Helen Nugent

Ambulance-chasing lawyers driving up the cost of car insurance

Nuisance calls are up there with spam emails and junk mail as one of the scourges of modern life. Whether it’s an automated voice urging you to claim compensation for payment protection insurance or a message from an accident claims company, cold calls are insistent and incessant.

If you’re sick of these unsolicited calls then you’re not alone. A new report from AXA Insurance has found that one-in-five people receives a nuisance phone call each day. As someone who works from home for some of the week, I know that my landline rings at least twice daily with these unwanted advances. As for my mobile, there’s a minimum of one compensation-chasing claimant on any given day.

Despite efforts by the government, insurance firms and consumer groups to crack down on this nefarious practice, the public is still being bombarded with more than 12 million nuisance calls every day. According to AXA, in addition to the one-in-five of us who are pestered day-in, day-out, a further half receive at least one call a week. Not surprisingly, the research found that a quarter of people feel stressed by the calls and nearly half are worried about how their details have been accessed.

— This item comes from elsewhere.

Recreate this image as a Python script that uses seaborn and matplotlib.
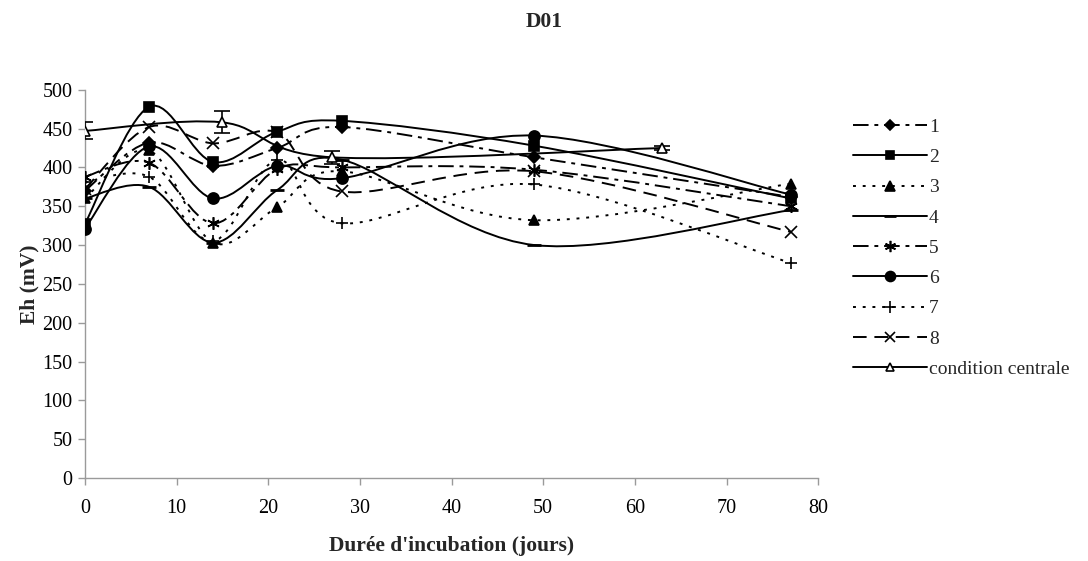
import matplotlib
matplotlib.use("Agg")
import matplotlib.pyplot as plt
import numpy as np
import pandas as pd
import seaborn as sns
from matplotlib.lines import Line2D
from matplotlib.path import Path
from matplotlib.patches import PathPatch

# --- données ---
jours = [0, 7, 14, 21, 28, 49, 77]
eh_1 = [370, 432, 402, 425, 452, 413, 362]
eh_2 = [327, 478, 407, 446, 460, 428, 360]
eh_3 = [360, 422, 303, 349, 395, 332, 379]
eh_4 = [360, 375, 303, 371, 410, 300, 345]
eh_5 = [388, 406, 328, 398, 400, 397, 350]
eh_6 = [321, 427, 360, 402, 386, 441, 365]
eh_7 = [381, 388, 305, 410, 328, 378, 277]
eh_8 = [372, 452, 431, 445, 369, 395, 317]

jours_cc = [0, 15, 27, 63]
eh_cc = [447, 458, 413, 425]
err_cc = [11, 14, 8, 3]

labels = ["1", "2", "3", "4", "5", "6", "7", "8", "condition centrale"]

DASHDOT = (0, (8, 3, 2, 3))
DOT = (0, (1.5, 3.5))
DASH = (0, (7, 4))

# style par série : (marqueur, taille, style de ligne, remplissage)
styles = {
    "1": ("D", 6, DASHDOT, "black"),
    "2": ("s", 7, "-", "black"),
    "3": ("^", 7.5, DOT, "black"),
    "4": ("_", 10, "-", "black"),
    "5": ((6, 2, 0), 9, DASHDOT, "black"),
    "6": ("o", 8, "-", "black"),
    "7": ("+", 9, DOT, "black"),
    "8": ("x", 8, DASH, "black"),
    "condition centrale": ("^", 7, "-", "white"),
}


def courbe_lissee(ax, xs, ys, ls):
    """Trace lissée façon Excel (Bézier de type Catmull-Rom)."""
    pts = np.column_stack([xs, ys]).astype(float)
    n = len(pts)
    verts = [pts[0]]
    codes = [Path.MOVETO]
    for i in range(n - 1):
        p0 = pts[i - 1] if i > 0 else pts[i]
        p1, p2 = pts[i], pts[i + 1]
        p3 = pts[i + 2] if i + 2 < n else pts[i + 1]
        c1 = p1 + (p2 - p0) / 6.0
        c2 = p2 - (p3 - p1) / 6.0
        verts += [c1, c2, p2]
        codes += [Path.CURVE4] * 3
    ax.add_patch(PathPatch(Path(verts, codes), fill=False, lw=1.4,
                           edgecolor="black", linestyle=ls, zorder=2))


sns.set_theme(style="white")
plt.rcParams["font.family"] = ["Liberation Serif", "DejaVu Serif"]

fig = plt.figure(figsize=(10.88, 5.61), dpi=100)
ax = fig.add_axes([0.078, 0.148, 0.674, 0.692])

series = [eh_1, eh_2, eh_3, eh_4, eh_5, eh_6, eh_7, eh_8]
for lab, vals in zip(labels[:8], series):
    mk, ms, ls, fc = styles[lab]
    courbe_lissee(ax, jours, vals, ls)
    df = pd.DataFrame({"jour": jours, "eh": vals})
    sns.lineplot(data=df, x="jour", y="eh", ax=ax, linestyle="", marker=mk,
                 markersize=ms, color="black", markerfacecolor=fc,
                 markeredgecolor="black", markeredgewidth=2 if lab == "4" else 1.2,
                 estimator=None, sort=False, zorder=3)

mk, ms, ls, fc = styles["condition centrale"]
courbe_lissee(ax, jours_cc, eh_cc, ls)
ax.errorbar(jours_cc, eh_cc, yerr=err_cc, fmt="none", ecolor="black",
            elinewidth=1.2, capsize=6, capthick=1.2, zorder=3)
df_cc = pd.DataFrame({"jour": jours_cc, "eh": eh_cc})
sns.lineplot(data=df_cc, x="jour", y="eh", ax=ax, linestyle="", marker=mk,
             markersize=ms, color="black", markerfacecolor=fc,
             markeredgecolor="black", markeredgewidth=1.2,
             estimator=None, sort=False, zorder=4)

ax.set_xlim(0, 80)
ax.set_ylim(0, 500)
ax.set_xticks(range(0, 81, 10))
ax.set_yticks(range(0, 501, 50))
for s in ("top", "right"):
    ax.spines[s].set_visible(False)
for s in ("left", "bottom"):
    ax.spines[s].set_color("#9a9a9a")
    ax.spines[s].set_linewidth(1.0)
ax.tick_params(axis="both", which="major", direction="out", length=5,
               width=1, color="#9a9a9a", labelsize=14.5, labelcolor="black",
               left=True, bottom=True, pad=4)
ax.tick_params(axis="x", pad=10)

ax.set_xlabel("Durée d'incubation (jours)", fontsize=15.5, fontweight="bold",
              labelpad=13)
ax.set_ylabel("Eh (mV)", fontsize=15.5, fontweight="bold", labelpad=2)
fig.suptitle("D01", fontsize=15.5, fontweight="bold", x=0.5, y=0.978)

handles = []
for lab in labels:
    mk, ms, ls, fc = styles[lab]
    handles.append(Line2D([], [], color="black", lw=1.4, linestyle=ls,
                          marker=mk, markersize=ms * 0.9, markerfacecolor=fc,
                          markeredgecolor="black",
                          markeredgewidth=2 if lab == "4" else 1.2))
fig.legend(handles, labels, loc="upper left", bbox_to_anchor=(0.777, 0.803),
           frameon=False, fontsize=14, handlelength=3.8, handletextpad=0.1,
           labelspacing=0.65, borderaxespad=0)

fig.savefig("out.png", dpi=100)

In an effort to block these calls, I signed up to the Telephone Preference Service (TPS). This is the official central opt out register on which you can record your preference not to receive unsolicited sales or marketing calls, and it doesn’t cost anything. It is a legal requirement that all organisations do not make calls to numbers registered on the TPS unless they have your consent to do so.

This weeded out the unrelenting messages about new boilers and solar panels but nothing else. So I bought a new landline phone with a built-in call-blocking gadget. To be honest, this doesn’t seem to have made much difference either. I still get calls about PPI (I’ve never taken out this product) and accident compensation (I haven’t been involved in anything of the sort for years). It’s now at the point where I’ve given up trying to best these law-breaking firms and simply ignore calls on my home phone unless I recognise the number.

But there’s a wider picture here. Yes, nuisance calls are incredibly annoying and it doesn’t reflect well on the government that this pestilence continues unabated. What is even more teeth-grindingly irritating is the fact that thanks to ‘ambulance-chasing lawyers’, the cost of car insurance is being driven higher and higher.

AXA points the finger of blame at claims management firms. Amanda Blanc, chief executive of AXA Insurance, said: ‘These companies have proven very successful at finding ways around legislation and some are operating at the edge of the law. Quite often they claim someone has been in an accident when they haven’t, which shows they are just making random calls to people. They are just fishing and that encourages fraudulent claims.’

Last year a record number of whiplash claims were made in Britain. AXA estimates that £90 of every motor insurance policy went towards paying these claims. ‘The cost of car cover will keep rising if nothing is done,’ Blanc added.

Where is the government on all this? In the slow lane, that’s where. The National Audit Office found that companies that handle claims had taken between £3.8 billion and £5 billion from April 2011 to November 2015. Meanwhile, data from the industry watchdog, the Claims Management Regulator, recently found that such companies rake in more than £700 million a year – but said that just three firms had faced financial penalties.

It’s been three years since the Ministry of Justice banned referral fees, which made it an offence for insurance companies and hospitals to sell the contact details of people involved in accidents. And there are new rules, introduced in 2015, that make it easier for the information commissioner to punish claims companies that breach data protection laws. These are nice, headline-grabbing measures but I see little evidence they have made any real difference.

Chancellor George Osborne said last year that the government will look to end the right to cash compensation, making it harder for people to be rewarded for exaggerated or fraudulent whiplash claims. But he’s yet to do anything concrete. Given he has his hands full at the moment, don’t expect any action soon.